В «Северной Лире на 1827 год» был напечатан сонет В. И. Туманского «На кончину Р.» с посвящением А. С. Пушкину. Скорее всего, Пушкин прочел этот сонет раньше; живя в Михайловском, он регулярно переписывался с Туманским, сообщавшим ему все заслуживающие внимания одесские новости. Естественно предположить, что Туманский сообщил Пушкину о смерти Ризнич, о чем стало известно в Одессе в первой половине 1825 г., и послал другу посвященное ему стихотворение, написанное по этому случаю. Содержание сонета Туманского в чем-то близко пушкинской элегии.
Сюжет пушкинской элегии существенно отличается от элегии Баратынского. В стихах Баратынского звучит спокойный холодный скепсис по отношению к горячим клятвам и «поспешным обетам» юности. В собственном охлаждении и равнодушии он усматривает горестный, но неотвратимый закон жизни. Элегия Пушкина не философична; в ней нет рассуждений и резюмирующих сентенций, только откровенное смятение чувств. Потрясение лирического героя объясняется поразительным различием между чувствами, переживаемыми им в реальности жизни и в поэтическом воображении. Впрочем, это не означает, что последние менее подлинны и достоверны.
«Как счастлив я, когда могу покинуть»
Ни в одном из произведений Пушкина образ мертвой возлюбленной не был воплощен в столь зримом, чувственно осязаемом облике как в стихотворении «Как счастлив я, когда могу покинуть…», но он мерцает, просвечивает то здесь, то там на протяжении всего пушкинского творчества.
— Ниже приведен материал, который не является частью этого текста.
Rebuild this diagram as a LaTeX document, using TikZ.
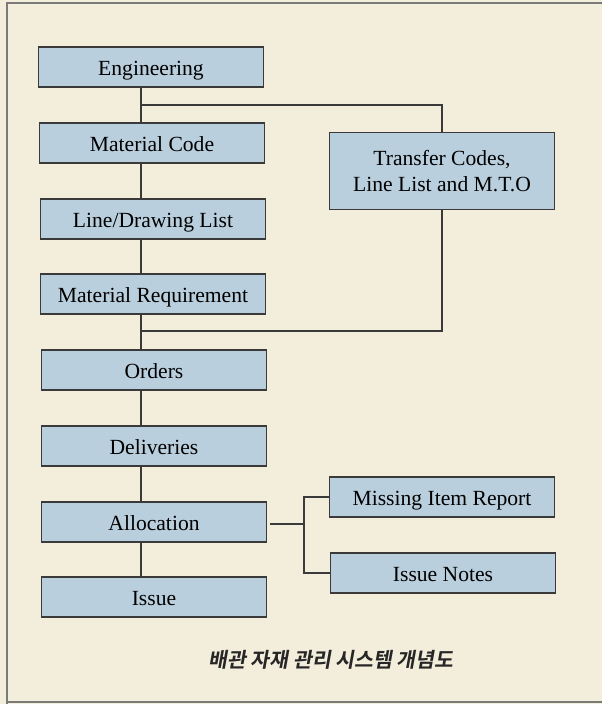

Он угадывается в отрывке «Придет ужасный час…», в «Заклинании», в стихотворении «Для берегов отчизны дальней», в черновиках «Воспоминания», в строках «Бахчисарайского фонтана», он витает в стихотворениях, кажется, совсем далеких по сюжету, таких как «Не пой, красавица, при мне», «Прощание». Наконец, не удивительно, что одна из пяти сказок Пушкина это «Сказка о мертвой царевне». Мы будем говорить о нем, обращаясь к каждому конкретному стихотворению, но в чем же был источник не отдельных произведений, а самого этого навязчивого образа мертвой возлюбленной, к которому снова и снова обращается поэт, варьируя его в разных воплощениях? То он принимает облик зримый и чувственный, то превращается в тень, призрак, за которым лишь подразумевается сколько-нибудь ясный образ, то уходит в метафору, чистую метафору, которую невозможно и нелепо было бы реализовывать, но которая рождена, провоцирована все тем же комплексом ощущений.
В письме к Вяземскому от 9 ноября 1826 г. Пушкин упоминает о боготворившей его поэтессе: «Что Тимашева? Как жаль, что я не успел завести с ней благородную интригу! Но и это не ушло».